Finra is right to push a rule proposal that would force brokers to tell clients about big signing bonuses they receive when moving to a new firm. Excessive signing bonuses are a dirty little secret in brokerage industry recruiting wars, and it's high time clients were made aware that one reason their trusted broker may be asking them to transfer assets to another firm is that he or she stands to collect a fat paycheck if they do.
Knowing the extent to which brokers are being paid would give clients a more accurate picture of their brokers' motivations for moving to another firm. Too often, clients are led to believe that a switch is motivated by a desire to gain access to better technology, a wider array of products or some other perk from which they, in turn, also will benefit. Nary a word is said about the generous recruitment bonuses that brokers alone reap.
Under the proposed rule, brokerage firms would be required to inform clients moving, or being asked to move, their accounts that the broker's recruitment package included “enhanced compensation.” Examples of such incentives are signing bonuses, loans, accelerated payouts and transition assistance.
The rule would apply only to enhanced compensation of $50,000 or more and would remain in effect for one year after a broker's move.
The proposal comes as both the Financial Industry Regulatory Authority Inc. and the Securities and Exchange Commission, Wall Street's chief watchdogs, are stepping up efforts to improve transparency in dealings between financial advisers and their clients.
Those dealings are muddled by big signing bonuses, which have become more ubiquitous in recent years. Twenty years ago, big brokerage firms lured brokers to join them with recruitment compensation bonuses totaling 35% of a year's production in fees and commissions. Nowadays, those bonuses are likely to represent anywhere from 150% to 200% of a broker's “trailing 12.”

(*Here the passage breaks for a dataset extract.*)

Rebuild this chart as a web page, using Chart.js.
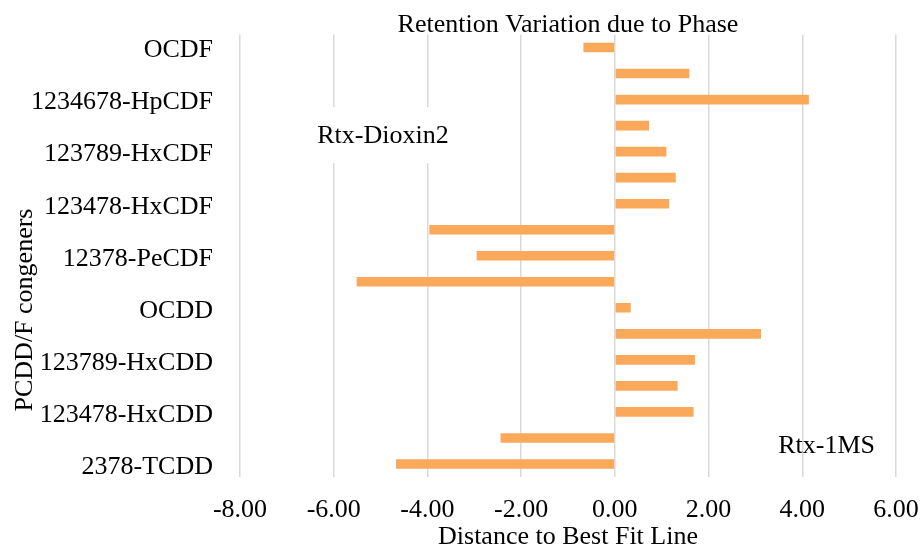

Whether or not the brokerage industry wants to admit it, outsize bonuses raise conflicts of interest that are not disclosed when brokers encourage clients to follow them from one firm to another.
In an open letter to broker-dealer chief executives in 2009, former SEC Chairman Mary Schapiro addressed those conflicts.
“Some types of enhanced- compensation practices may lead registered representatives to believe that they must sell securities at a sufficiently high level to justify special arrangements that they have been given,” she wrote. “For example, if a registered representative is aware that he or she will receive enhanced compensation for hitting increased commission targets, the registered representative could be motivated to churn customer accounts, recommend unsuitable investment products or otherwise engage in activity that generates commission revenue but is not in investors' interest.”
Ms. Schapiro's concerns cannot — and should not — be ignored.
Judging by initial comments posted on Finra's website, the brokerage industry won't submit to this rule change without a fight. Some are calling the proposal burdensome. Others say it's unfair — and point to the fact that doctors and lawyers are not required to disclose compensation when they switch affiliations with employers.
Still others are reaching even further.
“We are concerned that unscrupulous clients and/or their attorneys may use a large bonus as a way to extort money from brokers,” John Busacca, one of the founders of the Securities Industry Professional Association, wrote in his comment letter. “A client that is down 15% in his portfolio that is meeting his exact stated financial goals may take it upon himself to threaten a complaint unless his broker "shares' some of this bonus money with him.”
But those arguments are neither wise nor well-reasoned. If brokers expect to earn the trust of clients, they must be willing to disclose any and all conflicts or potential conflicts.